Check out the Nintendo site for cool videos documenting the history of The Legend of Zelda. Part 1 is included below.
I remember when we got out first game box back in 1988. We got it for the kids, it was very educational.
Of course we had to try one of the games just to see what all the excitement was about. My kids were only ten or eleven years old so I had to show them all the tricks of navigating the maze in Zelda. If I remember correctly, it was me who taught them everything they know about computer gaming. Well, almost everything ... Okay, so they whipped my butt. They got lucky.
2 comments :
Sweet. I remember borrowing A Link to the Past from a friend in high school and being utterly addicted. I'm working my way through Twilight Princess now, and I love the little homages to Miyazaki (the big elk-looking light spirit) and to LOTR (the mounted battle with orc-looking things riding boars; the battle has a lot of the look and feel of the warg-rider battle in Jackson's TT).

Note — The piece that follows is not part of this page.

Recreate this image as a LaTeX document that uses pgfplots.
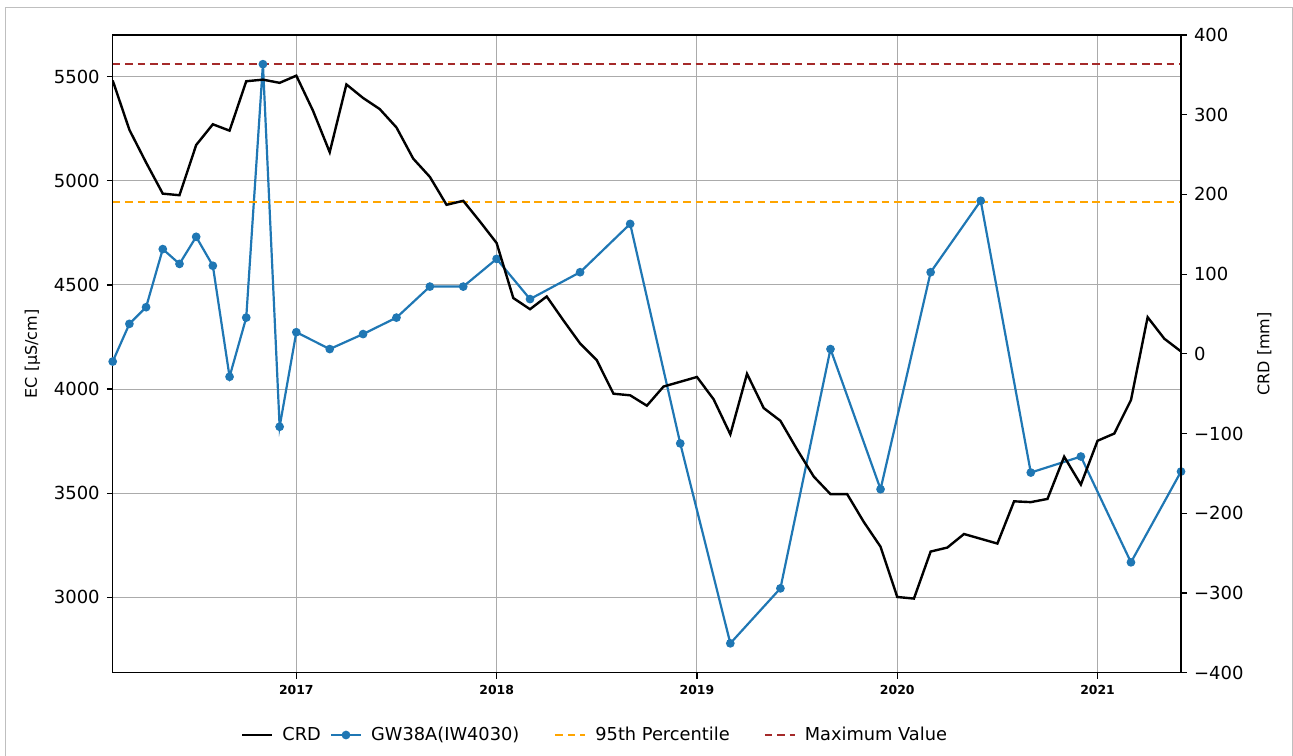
\documentclass[border=0pt]{standalone}
\usepackage{fontspec}
\setmainfont{DejaVu Sans}
\usepackage{pgfplots}
\usepackage{pgfplotstable}
\pgfplotsset{compat=1.18}
\definecolor{gwblue}{HTML}{1F77B4}
\definecolor{pctorange}{HTML}{FFA500}
\definecolor{maxred}{HTML}{A52A2A}
\definecolor{gridgray}{HTML}{ABABAB}

\pgfplotstableread{
x crd
2016.0833 343
2016.1667 281
2016.2500 240
2016.3333 201
2016.4167 199
2016.5000 262
2016.5833 288
2016.6667 280
2016.7500 342
2016.8333 344
2016.9167 340
2017.0000 349
2017.0833 305
2017.1667 253
2017.2500 338
2017.3333 321
2017.4167 307
2017.5000 284
2017.5833 245
2017.6667 222
2017.7500 187
2017.8333 192
2017.9167 166
2018.0000 139
2018.0833 70
2018.1667 56
2018.2500 72
2018.3333 42
2018.4167 13
2018.5000 -8
2018.5833 -50
2018.6667 -52
2018.7500 -65
2018.8333 -41
2018.9167 -35
2019.0000 -29
2019.0833 -57
2019.1667 -101
2019.2500 -25
2019.3333 -68
2019.4167 -84
2019.5000 -120
2019.5833 -154
2019.6667 -176
2019.7500 -176
2019.8333 -211
2019.9167 -242
2020.0000 -305
2020.0833 -307
2020.1667 -248
2020.2500 -243
2020.3333 -226
2020.4167 -232
2020.5000 -238
2020.5833 -185
2020.6667 -186
2020.7500 -182
2020.8333 -129
2020.9167 -164
2021.0000 -109
2021.0833 -100
2021.1667 -58
2021.2500 46
2021.3333 19
2021.4167 3
}\crdtable

\pgfplotstableread{
x ec
2016.0833 4132
2016.1667 4313
2016.2500 4393
2016.3333 4672
2016.4167 4601
2016.5000 4731
2016.5833 4592
2016.6667 4059
2016.7500 4343
2016.8333 5560
2016.9167 3819
2017.0000 4273
2017.1667 4192
2017.3333 4264
2017.5000 4343
2017.6667 4492
2017.8333 4492
2018.0000 4625
2018.1667 4432
2018.4167 4561
2018.6667 4793
2018.9167 3739
2019.1667 2779
2019.4167 3043
2019.6667 4192
2019.9167 3519
2020.1667 4561
2020.4167 4904
2020.6667 3599
2020.9167 3676
2021.1667 3168
2021.4167 3604
}\ectable

\pgfplotstableread{
x v
2016.0833 4900
2021.4167 4900
}\pcttable

\pgfplotstableread{
x v
2016.0833 5561
2021.4167 5561
}\maxtable

\begin{document}
\begin{tikzpicture}[x=1pt,y=1pt]
\useasboundingbox (0,0) rectangle (646.5,-377.5);
\draw[color=black!25, line width=0.5pt] (2.5,-3.5) rectangle (646,-390);
\begin{axis}[
  at={(56.35pt,-336.35pt)}, anchor=south west,
  scale only axis, width=534.15pt, height=318.85pt,
  xmin=2016.0833, xmax=2021.4167, ymin=2638, ymax=5700,
  xtick={2017,2018,2019,2020,2021},
  xticklabels={2017,2018,2019,2020,2021},
  ytick={3000,3500,4000,4500,5000,5500},
  yticklabels={3000,3500,4000,4500,5000,5500},
  xtick pos=bottom, ytick pos=left,
  tick align=outside, major tick length=3pt,
  tick style={black, line width=0.6pt},
  axis line style={black, line width=0.7pt},
  grid=major, grid style={gridgray, line width=0.55pt},
  xticklabel style={font=\bfseries\fontsize{6.2}{7}\selectfont},
  yticklabel style={font=\fontsize{9}{10}\selectfont},
  ylabel={EC [µS/cm]},
  ylabel style={font=\fontsize{8}{9}\selectfont},
]
\addplot[gwblue, line width=1.1pt, mark=*, mark size=1.6pt] table[x=x,y=ec] {\ectable};
\addplot[pctorange, line width=1pt, dash pattern=on 3.8pt off 2.4pt] table[x=x,y=v] {\pcttable};
\addplot[maxred, line width=1pt, dash pattern=on 3.8pt off 2.4pt] table[x=x,y=v] {\maxtable};
\end{axis}
\begin{axis}[
  at={(56.35pt,-336.35pt)}, anchor=south west,
  scale only axis, width=534.15pt, height=318.85pt,
  xmin=2016.0833, xmax=2021.4167, ymin=-400, ymax=400,
  axis x line=none, axis y line*=right,
  ytick={-400,-300,-200,-100,0,100,200,300,400},
  yticklabels={−400,−300,−200,−100,0,100,200,300,400},
  tick align=outside, major tick length=3pt,
  tick style={black, line width=0.6pt},
  axis line style={black, line width=0.7pt},
  yticklabel style={font=\fontsize{9}{10}\selectfont},
  ylabel={CRD [mm]},
  ylabel style={font=\fontsize{8}{9}\selectfont},
  legend style={at={(axis description cs:0.4524,-0.0977)}, anchor=center,
    draw=none, fill=none, font=\fontsize{8.9}{10}\selectfont,
    /tikz/every even column/.append style={column sep=0pt}},
  legend columns=4,
  legend image code/.code={\draw[mark repeat=2,mark phase=2,#1] plot coordinates {(0pt,0pt) (7.5pt,0pt) (15pt,0pt)};},
]
\addplot[black, line width=1.2pt] table[x=x,y=crd] {\crdtable};
\addlegendentry{\mbox{}\hspace{2.5pt}CRD\hspace{2.5pt}\mbox{}}
\addlegendimage{gwblue, line width=1.1pt, mark=*, mark size=1.6pt}
\addlegendentry{\mbox{}\hspace{2.5pt}GW38A(IW4030)\hspace{15.5pt}\mbox{}}
\addlegendimage{pctorange, line width=1pt, dash pattern=on 3.8pt off 2.4pt}
\addlegendentry{\mbox{}\hspace{2.5pt}95th Percentile\hspace{15pt}\mbox{}}
\addlegendimage{maxred, line width=1pt, dash pattern=on 3.8pt off 2.4pt}
\addlegendentry{\mbox{}\hspace{2.5pt}Maximum Value}
\end{axis}
\end{tikzpicture}
\end{document}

It's interesting, though, how the narrator in the video talks up the openness and non-linearity of the original NES game; the series has steadily strayed back into a straight narrative. It's gotten to the point in Twilight Princess where instead of an area being blocked off by a barrier that you need a specific item to remove or surmount (e.g., fire arrows to melt ice or Epona to jump over a fence) there'll just be arbitrarily locked gates that conveniently are found open a little later. Or sometimes there's no obstacle at all, and your little sprite-helper just complains that you're not ready to go that way yet. And it won't let you pass. That, and it's heavy on the triggered cutscenes. It's still beautiful and addictive; it's just strayed a bit from that open feel.
It's quite interesting to see the
"evolution" of LoZ from the NES times to now, and how it slowly streamlines itself to a more traditional style in terms of RPG-likeness, and that the old "open RPG genre" has almost been completely taken over by the American developers in games such as Elder Scrolls (Oblivion). It's almost as if the storyline-based gaming has become so "entrenched" in Japanese gaming that this has become a common occurance.